Louis dismissed the governor ; he determined the boundaries between his state and the territories of the duke of Savoy and of the papacy; and he enforced his authority over perhaps the most unruly nobility in western Europe, both lay and ecclesiastical.

He made a secret treaty with the duke of Savoy which was to give him right of way to Genoa, and made arrangements for a partition of the duchy of Milan. The alliance with Savoy was sealed by the marriage of Louis with Charlotte, daughter of Duke Lodovico, in 1452, in spite of the formal prohibition of Charles VII. The king marched south, but withdrew again leaving his son unsubdued. Four years later, as Charles came to the Bourbonnais, Louis, fearing for his life, fled to Flanders to the court of Philip the Good, duke of Burgundy, leaving Dauphine to be definitely annexed to the crown of France. The policy of the dauphin was reversed, his ten years' work was undone.
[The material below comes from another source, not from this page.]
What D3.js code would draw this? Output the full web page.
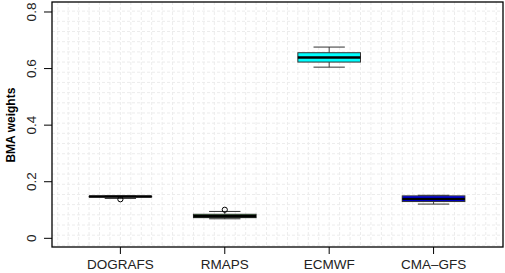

Meanwhile he was installed in the castle of Genappe, in Brabant, where he waited impatiently for five years for the death of his father, keeping him self posted by spies on every stage of the king's illness, and thus laying himself open to the unsubstantiated accusation, believed by Charles himself, that he had hastened the end by poison.

Louis Xi 1423-1483

On Aug. 15, 1461, Louis was anointed and crowned at Reims. His first act was to strike at the faithful ministers of Charles VII. Pierre de Breze and Antoine de Chabannes were captured and imprisoned. But the more serviceable of the officers of Charles VII. were for the most part soon reinstated; Louis' advisers were mostly men of the middle class. He drew men of talent from England, Scotland, Italy, Spain and Portugal. Among the most prominent of these men in addition to Breze, Chevalier and Chabannes, were Tristan Lermite, Jean de Daillon, Olivier le Dain (the barber), and after 1472, Philippe de Commines, drawn from the service of Charles the Bold of Burgundy, who became his most intimate adviser and his biographer. Surrounded by men like these Louis fought the last great battle of French royalty with feudalism.